• **Data segment**:
++++
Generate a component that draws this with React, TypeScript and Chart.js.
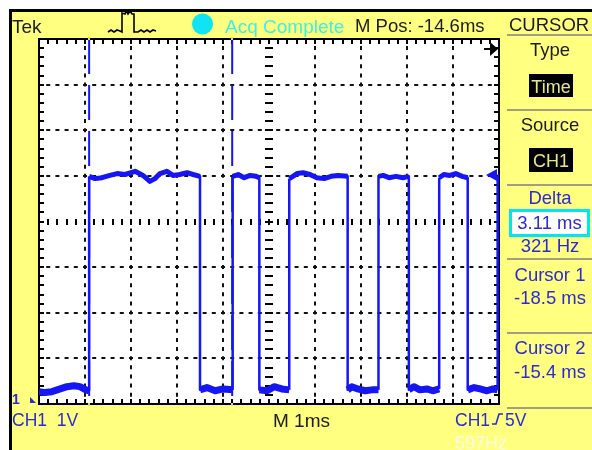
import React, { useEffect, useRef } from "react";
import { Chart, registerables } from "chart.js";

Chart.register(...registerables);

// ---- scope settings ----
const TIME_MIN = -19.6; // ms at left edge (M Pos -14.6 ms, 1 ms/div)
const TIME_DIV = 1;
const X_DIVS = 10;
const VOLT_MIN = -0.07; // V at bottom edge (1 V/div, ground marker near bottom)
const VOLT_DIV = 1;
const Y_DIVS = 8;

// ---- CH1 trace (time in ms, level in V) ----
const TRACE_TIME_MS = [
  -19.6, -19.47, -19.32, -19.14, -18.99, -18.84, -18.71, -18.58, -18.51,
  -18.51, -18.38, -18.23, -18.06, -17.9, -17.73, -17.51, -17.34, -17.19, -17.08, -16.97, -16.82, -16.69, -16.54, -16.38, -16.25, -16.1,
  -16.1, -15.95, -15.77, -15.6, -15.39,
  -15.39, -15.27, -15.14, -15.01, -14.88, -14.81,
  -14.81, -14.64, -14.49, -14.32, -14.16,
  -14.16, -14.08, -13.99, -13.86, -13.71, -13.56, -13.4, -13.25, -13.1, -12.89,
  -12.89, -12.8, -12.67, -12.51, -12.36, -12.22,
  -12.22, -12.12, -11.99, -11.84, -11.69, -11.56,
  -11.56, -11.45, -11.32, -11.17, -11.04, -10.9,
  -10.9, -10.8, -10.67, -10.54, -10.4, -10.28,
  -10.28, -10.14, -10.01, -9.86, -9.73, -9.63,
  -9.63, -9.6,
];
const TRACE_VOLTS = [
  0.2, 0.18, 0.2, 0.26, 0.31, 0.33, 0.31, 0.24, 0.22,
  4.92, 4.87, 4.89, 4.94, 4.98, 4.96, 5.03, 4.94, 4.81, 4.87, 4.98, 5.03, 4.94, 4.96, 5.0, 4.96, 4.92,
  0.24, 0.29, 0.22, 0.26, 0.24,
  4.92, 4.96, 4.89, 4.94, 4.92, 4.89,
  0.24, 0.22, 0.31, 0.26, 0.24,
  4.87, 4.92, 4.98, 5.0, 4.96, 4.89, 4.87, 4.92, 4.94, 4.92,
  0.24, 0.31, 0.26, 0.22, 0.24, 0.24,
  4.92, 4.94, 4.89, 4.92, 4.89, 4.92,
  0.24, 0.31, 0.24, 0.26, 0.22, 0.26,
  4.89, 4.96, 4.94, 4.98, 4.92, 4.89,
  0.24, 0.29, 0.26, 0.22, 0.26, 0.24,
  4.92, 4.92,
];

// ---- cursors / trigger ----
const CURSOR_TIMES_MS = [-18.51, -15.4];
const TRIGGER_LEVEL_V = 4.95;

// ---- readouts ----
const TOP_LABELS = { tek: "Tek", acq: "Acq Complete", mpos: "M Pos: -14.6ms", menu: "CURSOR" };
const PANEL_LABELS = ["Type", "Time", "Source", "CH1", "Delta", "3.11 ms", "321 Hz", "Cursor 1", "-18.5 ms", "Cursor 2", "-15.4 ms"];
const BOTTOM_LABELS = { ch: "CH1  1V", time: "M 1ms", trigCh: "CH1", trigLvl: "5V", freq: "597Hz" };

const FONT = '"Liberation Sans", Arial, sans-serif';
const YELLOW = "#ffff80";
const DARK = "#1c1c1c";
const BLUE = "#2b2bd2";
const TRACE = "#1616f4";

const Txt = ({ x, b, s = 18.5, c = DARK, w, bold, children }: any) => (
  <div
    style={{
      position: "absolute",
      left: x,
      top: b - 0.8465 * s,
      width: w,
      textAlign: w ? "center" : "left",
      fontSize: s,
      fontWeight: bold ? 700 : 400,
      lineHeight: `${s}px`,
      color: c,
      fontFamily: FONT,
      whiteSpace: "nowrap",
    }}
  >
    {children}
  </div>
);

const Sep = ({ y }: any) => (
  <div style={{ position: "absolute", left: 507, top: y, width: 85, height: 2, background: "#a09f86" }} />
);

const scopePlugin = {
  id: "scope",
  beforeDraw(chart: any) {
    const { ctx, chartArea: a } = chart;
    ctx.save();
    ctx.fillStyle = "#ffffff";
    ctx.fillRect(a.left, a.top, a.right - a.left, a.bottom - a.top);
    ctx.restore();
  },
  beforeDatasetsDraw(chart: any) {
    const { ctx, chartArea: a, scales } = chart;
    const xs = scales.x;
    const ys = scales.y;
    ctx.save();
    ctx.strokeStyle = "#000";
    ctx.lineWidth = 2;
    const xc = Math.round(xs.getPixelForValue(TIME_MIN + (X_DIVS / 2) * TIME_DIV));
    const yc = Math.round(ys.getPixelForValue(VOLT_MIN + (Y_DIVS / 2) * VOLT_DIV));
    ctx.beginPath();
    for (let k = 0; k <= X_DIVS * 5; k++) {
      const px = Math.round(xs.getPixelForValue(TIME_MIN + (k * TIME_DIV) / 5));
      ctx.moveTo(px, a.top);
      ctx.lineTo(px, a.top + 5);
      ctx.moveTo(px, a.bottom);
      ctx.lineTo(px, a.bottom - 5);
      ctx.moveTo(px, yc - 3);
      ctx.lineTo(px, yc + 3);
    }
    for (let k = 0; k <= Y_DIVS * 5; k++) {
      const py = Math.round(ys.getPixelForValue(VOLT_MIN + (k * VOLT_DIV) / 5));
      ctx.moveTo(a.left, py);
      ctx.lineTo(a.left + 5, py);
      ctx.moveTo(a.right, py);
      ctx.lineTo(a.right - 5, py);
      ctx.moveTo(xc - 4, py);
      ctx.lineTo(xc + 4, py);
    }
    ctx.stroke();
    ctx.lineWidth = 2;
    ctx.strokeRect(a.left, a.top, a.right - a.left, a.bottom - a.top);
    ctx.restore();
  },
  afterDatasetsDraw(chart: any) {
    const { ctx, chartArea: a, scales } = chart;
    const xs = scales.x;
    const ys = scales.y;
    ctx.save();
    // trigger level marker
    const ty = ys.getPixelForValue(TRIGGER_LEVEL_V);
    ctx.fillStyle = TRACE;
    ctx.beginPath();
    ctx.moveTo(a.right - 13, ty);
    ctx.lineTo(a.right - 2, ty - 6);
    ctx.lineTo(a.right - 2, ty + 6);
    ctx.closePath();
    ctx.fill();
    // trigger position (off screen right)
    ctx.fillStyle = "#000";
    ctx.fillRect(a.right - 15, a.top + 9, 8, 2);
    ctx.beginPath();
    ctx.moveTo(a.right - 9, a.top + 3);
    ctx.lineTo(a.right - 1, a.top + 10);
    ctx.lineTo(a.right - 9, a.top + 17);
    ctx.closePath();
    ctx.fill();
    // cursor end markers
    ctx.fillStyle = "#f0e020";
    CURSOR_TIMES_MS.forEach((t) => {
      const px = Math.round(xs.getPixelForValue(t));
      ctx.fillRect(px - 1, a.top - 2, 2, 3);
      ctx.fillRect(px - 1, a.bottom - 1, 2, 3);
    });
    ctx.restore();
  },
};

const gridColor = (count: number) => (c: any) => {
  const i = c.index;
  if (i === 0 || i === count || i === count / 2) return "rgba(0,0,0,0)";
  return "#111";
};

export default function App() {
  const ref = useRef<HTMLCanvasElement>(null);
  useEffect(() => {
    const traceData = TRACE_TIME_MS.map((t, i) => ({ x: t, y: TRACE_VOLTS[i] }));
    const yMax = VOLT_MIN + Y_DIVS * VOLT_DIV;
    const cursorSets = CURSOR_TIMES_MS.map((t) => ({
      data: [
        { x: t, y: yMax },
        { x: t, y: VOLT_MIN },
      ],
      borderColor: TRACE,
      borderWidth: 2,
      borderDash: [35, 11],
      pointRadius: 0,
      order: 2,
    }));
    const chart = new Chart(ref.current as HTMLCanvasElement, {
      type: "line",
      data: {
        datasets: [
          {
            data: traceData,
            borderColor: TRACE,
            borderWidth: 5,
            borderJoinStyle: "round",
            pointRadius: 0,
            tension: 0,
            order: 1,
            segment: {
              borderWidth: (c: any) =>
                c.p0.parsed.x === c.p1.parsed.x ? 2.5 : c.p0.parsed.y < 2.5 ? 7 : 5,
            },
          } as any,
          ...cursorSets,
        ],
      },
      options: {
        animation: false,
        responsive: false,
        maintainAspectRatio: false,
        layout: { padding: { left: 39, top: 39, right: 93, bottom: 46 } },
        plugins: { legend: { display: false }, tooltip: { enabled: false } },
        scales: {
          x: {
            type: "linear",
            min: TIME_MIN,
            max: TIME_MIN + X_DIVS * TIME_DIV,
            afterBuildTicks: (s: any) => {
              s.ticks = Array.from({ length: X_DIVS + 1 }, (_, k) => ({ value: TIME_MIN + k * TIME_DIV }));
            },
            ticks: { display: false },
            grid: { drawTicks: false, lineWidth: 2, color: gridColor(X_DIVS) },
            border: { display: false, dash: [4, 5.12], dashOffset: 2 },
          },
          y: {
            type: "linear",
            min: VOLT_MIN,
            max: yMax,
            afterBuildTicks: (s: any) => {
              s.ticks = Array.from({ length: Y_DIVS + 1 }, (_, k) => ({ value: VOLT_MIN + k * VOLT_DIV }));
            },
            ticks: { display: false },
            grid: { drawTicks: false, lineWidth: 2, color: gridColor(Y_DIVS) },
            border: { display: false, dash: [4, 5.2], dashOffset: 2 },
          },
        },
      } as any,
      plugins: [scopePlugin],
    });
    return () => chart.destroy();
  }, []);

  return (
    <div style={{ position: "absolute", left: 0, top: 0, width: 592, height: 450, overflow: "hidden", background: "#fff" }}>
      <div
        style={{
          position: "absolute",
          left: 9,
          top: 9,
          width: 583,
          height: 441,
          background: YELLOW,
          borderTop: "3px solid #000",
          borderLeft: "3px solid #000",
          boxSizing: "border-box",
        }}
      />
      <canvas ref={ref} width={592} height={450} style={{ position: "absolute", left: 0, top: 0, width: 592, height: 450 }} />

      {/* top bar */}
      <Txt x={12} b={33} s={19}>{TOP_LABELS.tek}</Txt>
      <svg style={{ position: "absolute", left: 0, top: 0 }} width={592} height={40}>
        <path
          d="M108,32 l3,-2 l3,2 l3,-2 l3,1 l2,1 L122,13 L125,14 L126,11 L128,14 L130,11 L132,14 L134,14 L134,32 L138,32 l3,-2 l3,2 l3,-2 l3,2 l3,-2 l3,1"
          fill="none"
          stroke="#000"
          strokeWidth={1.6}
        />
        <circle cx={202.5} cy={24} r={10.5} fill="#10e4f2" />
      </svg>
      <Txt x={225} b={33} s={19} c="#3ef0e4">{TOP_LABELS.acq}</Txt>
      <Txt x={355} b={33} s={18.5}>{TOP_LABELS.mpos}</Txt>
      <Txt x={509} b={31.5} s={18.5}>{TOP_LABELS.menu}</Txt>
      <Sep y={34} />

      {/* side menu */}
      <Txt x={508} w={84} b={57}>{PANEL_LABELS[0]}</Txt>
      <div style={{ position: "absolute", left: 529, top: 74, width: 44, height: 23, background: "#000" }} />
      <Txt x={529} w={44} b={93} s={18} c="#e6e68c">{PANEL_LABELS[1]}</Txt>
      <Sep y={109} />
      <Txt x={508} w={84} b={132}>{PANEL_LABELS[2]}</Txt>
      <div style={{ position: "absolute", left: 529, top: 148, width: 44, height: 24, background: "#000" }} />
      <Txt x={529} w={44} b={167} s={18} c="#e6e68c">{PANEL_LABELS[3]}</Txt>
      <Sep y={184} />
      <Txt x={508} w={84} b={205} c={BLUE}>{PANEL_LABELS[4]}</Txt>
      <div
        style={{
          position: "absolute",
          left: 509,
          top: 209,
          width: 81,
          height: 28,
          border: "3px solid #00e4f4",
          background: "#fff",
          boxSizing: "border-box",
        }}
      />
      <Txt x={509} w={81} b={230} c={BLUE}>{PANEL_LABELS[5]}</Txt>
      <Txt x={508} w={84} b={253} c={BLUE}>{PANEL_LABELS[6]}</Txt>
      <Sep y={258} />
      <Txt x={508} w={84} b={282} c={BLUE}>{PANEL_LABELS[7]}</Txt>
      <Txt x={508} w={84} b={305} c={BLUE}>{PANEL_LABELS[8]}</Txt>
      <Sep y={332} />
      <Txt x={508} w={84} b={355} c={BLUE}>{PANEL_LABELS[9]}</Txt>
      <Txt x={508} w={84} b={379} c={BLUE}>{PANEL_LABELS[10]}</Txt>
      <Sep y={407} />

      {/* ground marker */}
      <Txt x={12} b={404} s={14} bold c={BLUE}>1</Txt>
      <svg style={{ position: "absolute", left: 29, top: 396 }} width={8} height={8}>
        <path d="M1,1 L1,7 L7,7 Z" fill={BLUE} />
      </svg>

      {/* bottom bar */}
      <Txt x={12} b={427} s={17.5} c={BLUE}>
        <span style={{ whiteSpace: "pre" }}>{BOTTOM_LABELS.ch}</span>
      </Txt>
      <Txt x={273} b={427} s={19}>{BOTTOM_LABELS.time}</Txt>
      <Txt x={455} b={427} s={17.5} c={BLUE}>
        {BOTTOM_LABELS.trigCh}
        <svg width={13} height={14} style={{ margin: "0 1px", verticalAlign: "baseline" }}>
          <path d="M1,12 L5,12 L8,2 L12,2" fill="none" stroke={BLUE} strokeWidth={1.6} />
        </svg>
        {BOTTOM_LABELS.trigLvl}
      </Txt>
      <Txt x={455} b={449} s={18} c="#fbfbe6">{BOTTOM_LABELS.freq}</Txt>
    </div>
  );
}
++++
• **What the task requires**:
Only the lines from the start of the material through the line containing "const Y_DIVS = 8;" should be transcribed. Pictures stay out.

• **Expected answer**:
Generate a component that draws this with React, TypeScript and Chart.js.
import React, { useEffect, useRef } from "react";
import { Chart, registerables } from "chart.js";

Chart.register(...registerables);

// ---- scope settings ----
const TIME_MIN = -19.6; // ms at left edge (M Pos -14.6 ms, 1 ms/div)
const TIME_DIV = 1;
const X_DIVS = 10;
const VOLT_MIN = -0.07; // V at bottom edge (1 V/div, ground marker near bottom)
const VOLT_DIV = 1;
const Y_DIVS = 8;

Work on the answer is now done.